Monday, May 28, 2007
By a Cincinatti Post Staff Writer
Barbara Bardes traveled halfway around the world for a very personal Memorial Day tribute.
The Rabbit Hash resident journeyed to Manila in the Philippines to visit an American cemetery where a name on a monument memorializes her father, whom she never really knew.
"When I see his name, I will say a prayer," said the 63-year-old University of Cincinnati political science professor.
Barbara Bardes holds a photograph of her father, Bill Bischoff,
who was a navigator in World War II
Bardes' father, Bill Bischoff, was killed in World War II on Aug. 5, 1944, when he was 27 years old and Barbara, his only child, was four days shy of her first birthday.
The only time father and daughter saw each other was when Bischoff was home on leave in the Pleasant Ridge neighborhood of Cincinnati for 10 days in February 1944. Bardes was only six months old at the time, too young to remember being with her father.
"I never knew him, but I have lots of photographs and I look just like him," she said.
Through the years, Bardes has sought more information about the father she never got to know. At times, though, she has temporarily set aside her research because of the anguish in reviewing a bright life that was extinguished in a dark way.
Bischoff, born in 1916 and a graduate of Cincinnati Withrow High School, was an excellent baseball pitcher who \went to spring training with the Cincinnati Reds and played Class AA baseball one summer.
He was working for a lumber company in Norwood and going to night school at the University of Cincinnati when World War II beckoned.
Bischoff was an Army Air Force 2nd lieutenant and a navigator on a B-24 airplane nicknamed "Blondes Away" that flew from the island of Owi north of New Guinea to bomb oil refineries in Indonesia that served the Japanese.
His plane was shot down over the then-Japanese occupied island of Ceram, now part of Indonesia, and Bischoff was the only survivor of the 10-man crew.
Bardes, with the help of the American War Orphans Network and mortuary files, discovered what happened to her father and it isn't an easy tale for her to tell.
"He was murdered," she said.
"After Americans captured the island, they found a native who said he had seen my father murdered by a Japanese officer the day after he was shot down.
"The native had his dog tags. The native said he buried his body. It is assumed that huge floods washed the body away."
Barbara Bardes has this box of items that belonged to her father, Bill Bischoff,
who was a navigator in World War II.
Bardes said she wants to visit the island of Ceram where her father died, but doesn't believe now is the best time to make the trip.
"It appears not to be safe on the island," she said. "A number of Christians were murdered in that area a few years ago. So, I'm not going to try it this time. I might try later."

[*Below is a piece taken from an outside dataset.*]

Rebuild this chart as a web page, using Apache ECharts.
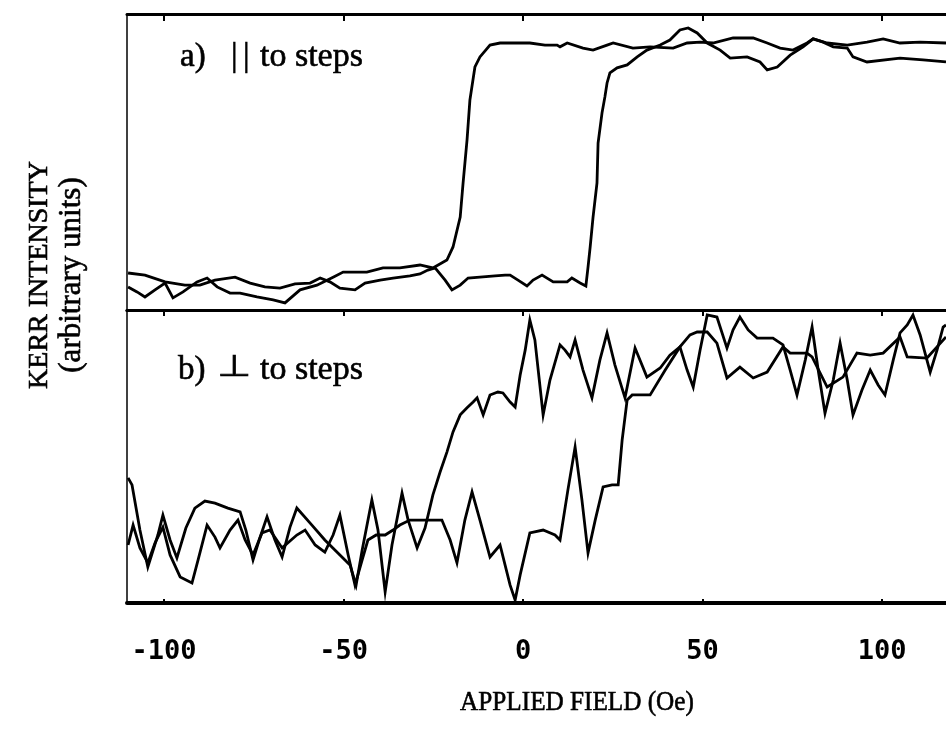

Bardes went to the Philippines with a group of 20 people on a trip organized by a member of the American War Orphans Network.
She anticipated an emotional experience at a monument in an American cemetery in Manila where the names of war dead are engraved.
"I want to see my father's name on the monument, to know that he has been honored by his country and to be with other orphans and remember them all," she said.
Her father's absence has always been a presence in Bardes' life.
"I've always thought of my father as a hero," she said. "My mother remarried another GI who was a wonderful stepfather, very respectful, and it was a wonderful family growing up.
"But I've always felt I was part of two families. One family with my stepfather and half-brother and half-sister and I was close to them all, and yet, in the back of my mind, I have this other family."
Because of her father, Bardes was able to attend college on the GI Bill.
"He was very much with me during that time," she said.
Bardes has mementoes that were recovered from her father's tent where he lived on the island of Owi.
"I have a slide rule and a map that he used to navigate across the Pacific," she said. "I have a little box with sea shells in it and extra brass for his uniforms."
She hopes to locate a photograph of her father with members of his crew in front of their B-24 plane.
"I know the serial number of the plane," she said.
A few years ago, Bardes made a point of going inside a B-24 on display.
"I wanted to see where the navigator was seated," she said. "I couldn't imagine how they squeezed 10 guys in that plane. It was a tin can."
Bardes said she has been told by veterans who served with her father that he was "an optimistic, cheerful guy."
"They said that after a 10-hour flight he was thrilled that he got to pitch in baseball games they played in the evening in the jungle," she said.
"I don't know what his career would have been after the war, but in his heart of hearts, I think he wanted to play baseball.
"Then the war came along and that was the end of everything."